When the life or Spirit withdraws itself, the form dies, occultly. When the thought of the
ego or higher self is occupied with its own plane, there is no energy outgoing towards the
matter of the three worlds, and so no form-building and form-attachment is there possible.
This is in line with the occult truism that "energy follows thought," and is in
line, too, with the teaching that the body of the Christ principle (the Buddhic vehicle)

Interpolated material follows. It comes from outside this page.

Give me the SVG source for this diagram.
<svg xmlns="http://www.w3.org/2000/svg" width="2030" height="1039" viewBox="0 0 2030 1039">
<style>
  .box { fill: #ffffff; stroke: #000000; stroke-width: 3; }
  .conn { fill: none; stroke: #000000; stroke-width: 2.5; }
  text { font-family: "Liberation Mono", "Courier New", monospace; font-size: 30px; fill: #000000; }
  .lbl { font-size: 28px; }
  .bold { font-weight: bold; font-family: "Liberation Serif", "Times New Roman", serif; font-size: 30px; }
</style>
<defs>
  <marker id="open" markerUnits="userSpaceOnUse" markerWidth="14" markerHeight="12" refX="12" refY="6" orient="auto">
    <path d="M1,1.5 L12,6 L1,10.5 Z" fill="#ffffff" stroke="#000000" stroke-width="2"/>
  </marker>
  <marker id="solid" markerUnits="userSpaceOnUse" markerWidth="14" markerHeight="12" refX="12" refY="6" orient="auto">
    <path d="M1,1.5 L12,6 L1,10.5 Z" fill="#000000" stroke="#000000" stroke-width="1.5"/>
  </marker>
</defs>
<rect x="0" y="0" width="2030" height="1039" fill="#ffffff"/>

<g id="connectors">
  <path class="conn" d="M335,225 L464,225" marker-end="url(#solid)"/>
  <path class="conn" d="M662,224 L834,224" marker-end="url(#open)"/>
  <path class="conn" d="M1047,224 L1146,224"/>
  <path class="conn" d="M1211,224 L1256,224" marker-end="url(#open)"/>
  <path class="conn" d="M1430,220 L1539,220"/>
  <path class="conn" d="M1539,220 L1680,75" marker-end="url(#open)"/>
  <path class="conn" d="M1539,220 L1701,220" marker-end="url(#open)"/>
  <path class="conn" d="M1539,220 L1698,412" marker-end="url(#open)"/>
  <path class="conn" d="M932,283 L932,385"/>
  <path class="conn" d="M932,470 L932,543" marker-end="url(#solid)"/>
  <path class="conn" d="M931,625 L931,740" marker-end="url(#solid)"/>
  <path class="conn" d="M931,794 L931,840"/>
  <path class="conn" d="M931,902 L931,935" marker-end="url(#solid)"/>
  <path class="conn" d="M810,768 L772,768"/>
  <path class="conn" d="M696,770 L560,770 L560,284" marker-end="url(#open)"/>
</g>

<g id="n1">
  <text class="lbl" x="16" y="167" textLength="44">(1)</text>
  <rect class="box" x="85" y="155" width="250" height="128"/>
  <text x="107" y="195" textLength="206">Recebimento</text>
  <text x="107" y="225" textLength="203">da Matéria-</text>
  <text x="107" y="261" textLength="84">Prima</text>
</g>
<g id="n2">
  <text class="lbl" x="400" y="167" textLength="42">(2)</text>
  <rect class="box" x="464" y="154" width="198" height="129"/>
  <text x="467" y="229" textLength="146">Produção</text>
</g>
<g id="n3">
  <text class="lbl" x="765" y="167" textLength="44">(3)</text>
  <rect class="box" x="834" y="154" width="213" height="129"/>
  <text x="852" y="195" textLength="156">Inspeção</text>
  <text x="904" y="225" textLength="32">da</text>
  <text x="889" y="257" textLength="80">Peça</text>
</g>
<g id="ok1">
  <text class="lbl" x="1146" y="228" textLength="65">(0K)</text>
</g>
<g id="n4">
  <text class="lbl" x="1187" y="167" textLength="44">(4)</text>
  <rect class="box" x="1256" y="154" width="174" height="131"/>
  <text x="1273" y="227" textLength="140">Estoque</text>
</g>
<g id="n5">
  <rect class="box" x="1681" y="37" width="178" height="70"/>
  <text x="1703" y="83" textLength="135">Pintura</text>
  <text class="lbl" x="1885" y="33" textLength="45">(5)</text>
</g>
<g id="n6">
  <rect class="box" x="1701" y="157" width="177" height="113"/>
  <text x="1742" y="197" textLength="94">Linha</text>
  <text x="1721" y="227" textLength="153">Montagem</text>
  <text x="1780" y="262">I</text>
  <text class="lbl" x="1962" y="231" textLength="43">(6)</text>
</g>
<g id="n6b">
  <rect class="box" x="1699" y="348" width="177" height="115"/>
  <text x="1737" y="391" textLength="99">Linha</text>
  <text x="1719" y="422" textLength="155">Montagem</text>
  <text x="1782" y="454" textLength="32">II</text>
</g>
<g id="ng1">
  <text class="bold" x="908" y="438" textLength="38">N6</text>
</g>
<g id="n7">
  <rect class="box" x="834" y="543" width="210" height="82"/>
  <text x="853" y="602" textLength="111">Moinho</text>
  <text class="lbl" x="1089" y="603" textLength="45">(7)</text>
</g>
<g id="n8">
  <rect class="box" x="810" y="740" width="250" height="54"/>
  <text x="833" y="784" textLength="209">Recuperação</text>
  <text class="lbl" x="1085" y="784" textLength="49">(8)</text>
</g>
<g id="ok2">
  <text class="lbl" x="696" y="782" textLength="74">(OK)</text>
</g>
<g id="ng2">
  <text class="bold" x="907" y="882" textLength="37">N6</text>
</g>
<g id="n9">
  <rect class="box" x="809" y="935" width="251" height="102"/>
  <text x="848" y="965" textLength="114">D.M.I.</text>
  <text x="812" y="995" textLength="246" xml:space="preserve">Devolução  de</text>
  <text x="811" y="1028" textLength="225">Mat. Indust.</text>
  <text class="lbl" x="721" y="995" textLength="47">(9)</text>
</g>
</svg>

only begins to coordinate as the lower impulses fade out...Attachment to form or the
attraction of form for Spirit is the great involutionary impulse. Repulsion of form and
consequent form disintegration is the great evolutionary urge.
- Pages 137-138.
When the
cause, desire, has produced its effect, the personality or form aspect of man, then as
long as the will to live exists, so long will the form persist. It is kept in
manifestation through mental vitality. This has been demonstrated time and again in the
annals of medicine, for it has been proven that as long as the determination to live
persists, so will be the probable duration of the physical plane [453] life; but that the
moment that will is withdrawn, or the interest of the dweller in the body is no longer
centered upon personality manifestation, death ensues and the disintegration of that
mind-image, the body, takes place.
- Page 397.
There are
two main lines of evolution, that which concerns matter and form, and that which concerns
the soul, the consciousness aspect, the thinker in manifestation. For each of these the
path of progress differs, and each pursues its course. As has been noted, for a long
period of time the soul identifies itself with the form aspect and endeavors to follow the
"Path of Death," for that is what the dark path is in fact to the thinker.
Later, through strenuous effort, this identification ceases; the soul becomes aware of
itself, and of its own path, or dharma, and follows then the way of light and of life. It
should ever be borne in mind, however, that for the two aspects their own path is the
right path, and that the impulses which lie hidden in the physical vehicle or in the
astral body are not in themselves wrong. They become wrong from certain angles when
twisted from their right use, and it was this realization that led the disciple in the
Book of Job to cry out and say, "I have perverted that which was right." The two
lines of development are separate and distinct, and this every aspirant has to learn.